Will my homeowner's insurance cover a burst pipe?
Most standard homeowner's policies cover sudden and accidental water damage from a burst pipe — meaning the break happened without warning, not because of a slow leak you ignored over months. What's typically NOT covered: damage from a pipe that showed signs of corrosion or a slow drip you were aware of, and in many policies, the cost to repair the pipe itself (just the resulting damage). Document everything immediately, notify your insurer within 24 hours, and ask specifically whether your policy covers 'resulting damage' versus the pipe repair — those are two separate line items.
How long does it actually take for mold to grow after a water leak?
Under the right conditions — warm temperature, organic material like drywall paper or wood, and sustained moisture — mold spores can begin colonizing a surface in as little as 24 to 48 hours. In a Pacific Northwest home during cooler months, that window may stretch to 72 hours, but it's not a safe margin to rely on. The critical factor isn't just time; it's whether the material dries below the threshold where mold can establish. This is why professional drying with moisture verification matters more than just running fans.

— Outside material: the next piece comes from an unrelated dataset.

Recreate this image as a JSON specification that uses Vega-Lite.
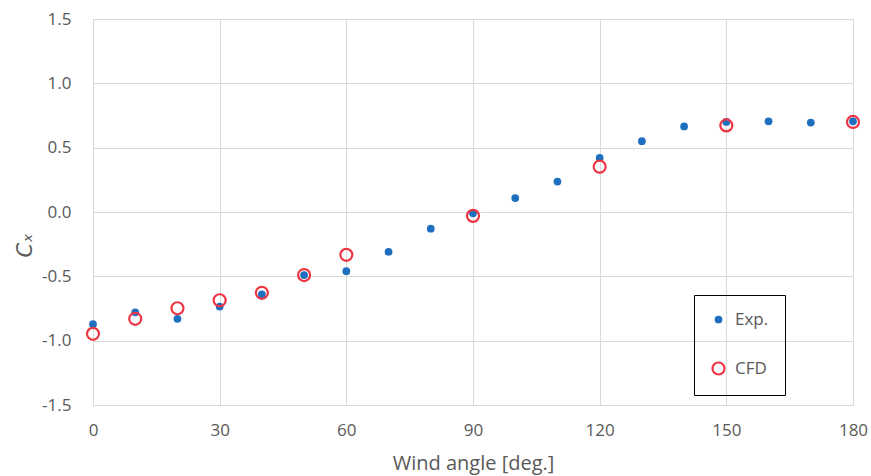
{
  "$schema": "https://vega.github.io/schema/vega-lite/v6.json",
  "autosize": "none",
  "width": 760,
  "height": 386,
  "padding": {"left": 93, "top": 19, "right": 18, "bottom": 71},
  "background": "white",
  "config": {
    "font": "Open Sans",
    "view": {"stroke": "#d9d9d9", "strokeWidth": 1},
    "axis": {
      "labelFont": "Open Sans",
      "titleFont": "Open Sans",
      "labelColor": "#595959",
      "titleColor": "#595959",
      "labelFontSize": 17,
      "titleFontSize": 20,
      "titleFontWeight": "normal",
      "gridColor": "#d9d9d9",
      "gridWidth": 1,
      "domainColor": "#d9d9d9",
      "ticks": false
    },
    "legend": {
      "labelFont": "Open Sans",
      "labelFontSize": 17,
      "labelColor": "#595959"
    }
  },
  "data": {
    "values": [
      {"angle": 0, "cx": -0.872, "series": "Exp."},
      {"angle": 10, "cx": -0.78, "series": "Exp."},
      {"angle": 20, "cx": -0.83, "series": "Exp."},
      {"angle": 30, "cx": -0.735, "series": "Exp."},
      {"angle": 40, "cx": -0.64, "series": "Exp."},
      {"angle": 50, "cx": -0.49, "series": "Exp."},
      {"angle": 60, "cx": -0.46, "series": "Exp."},
      {"angle": 70, "cx": -0.31, "series": "Exp."},
      {"angle": 80, "cx": -0.13, "series": "Exp."},
      {"angle": 90, "cx": -0.01, "series": "Exp."},
      {"angle": 100, "cx": 0.108, "series": "Exp."},
      {"angle": 110, "cx": 0.237, "series": "Exp."},
      {"angle": 120, "cx": 0.42, "series": "Exp."},
      {"angle": 130, "cx": 0.55, "series": "Exp."},
      {"angle": 140, "cx": 0.665, "series": "Exp."},
      {"angle": 150, "cx": 0.70, "series": "Exp."},
      {"angle": 160, "cx": 0.705, "series": "Exp."},
      {"angle": 170, "cx": 0.695, "series": "Exp."},
      {"angle": 180, "cx": 0.705, "series": "Exp."},
      {"angle": 0, "cx": -0.947, "series": "CFD"},
      {"angle": 10, "cx": -0.83, "series": "CFD"},
      {"angle": 20, "cx": -0.748, "series": "CFD"},
      {"angle": 30, "cx": -0.686, "series": "CFD"},
      {"angle": 40, "cx": -0.628, "series": "CFD"},
      {"angle": 50, "cx": -0.49, "series": "CFD"},
      {"angle": 60, "cx": -0.333, "series": "CFD"},
      {"angle": 90, "cx": -0.03, "series": "CFD"},
      {"angle": 120, "cx": 0.352, "series": "CFD"},
      {"angle": 150, "cx": 0.673, "series": "CFD"},
      {"angle": 180, "cx": 0.70, "series": "CFD"}
    ]
  },
  "mark": {"type": "point", "shape": "circle", "opacity": 1},
  "encoding": {
    "x": {
      "field": "angle",
      "type": "quantitative",
      "scale": {"domain": [0, 180], "nice": false},
      "axis": {
        "values": [0, 30, 60, 90, 120, 150, 180],
        "labelFlush": false,
        "labelPadding": 17,
        "title": "Wind angle [deg.]",
        "titlePadding": 15
      }
    },
    "y": {
      "field": "cx",
      "type": "quantitative",
      "scale": {"domain": [-1.5, 1.5], "nice": false, "zero": false},
      "axis": {
        "values": [-1.5, -1.0, -0.5, 0.0, 0.5, 1.0, 1.5],
        "format": ".1f",
        "labelExpr": "replace(datum.label, '−', '-')",
        "labelFlush": false,
        "labelPadding": 22,
        "title": "Cₓ",
        "titleFont": "DejaVu Sans",
        "titleFontSize": 21,
        "titleFontStyle": "italic",
        "titleX": -68,
        "titleY": 226,
        "titleAngle": -90,
        "titleAlign": "center",
        "titleBaseline": "middle"
      }
    },
    "stroke": {
      "field": "series",
      "type": "nominal",
      "scale": {"domain": ["Exp.", "CFD"], "range": ["#1f6fc0", "#ee3440"]},
      "legend": {
        "title": null,
        "orient": "none",
        "legendX": 601,
        "legendY": 276,
        "strokeColor": "black",
        "padding": 16,
        "rowPadding": 30,
        "labelOffset": 8,
        "symbolStrokeWidth": 2
      }
    },
    "fill": {
      "field": "series",
      "type": "nominal",
      "scale": {"domain": ["Exp.", "CFD"], "range": ["#1f6fc0", "transparent"]}
    },
    "size": {
      "field": "series",
      "type": "ordinal",
      "scale": {"domain": ["Exp.", "CFD"], "range": [60, 144]}
    },
    "strokeWidth": {
      "field": "series",
      "type": "ordinal",
      "scale": {"domain": ["Exp.", "CFD"], "range": [0, 2.2]}
    }
  }
}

Can I file an insurance claim for a burst pipe without hiring a restoration company?
Yes — you can file a claim and attempt to dry and repair the damage yourself. However, most insurers will want documentation of the drying process (daily moisture readings, equipment logs) to verify that the structure was properly dried before reconstruction. Without that documentation, a future mold problem related to the same event may be harder to claim. A licensed restoration company produces a drying report that satisfies most insurers' documentation requirements and provides a paper trail if there's a dispute later.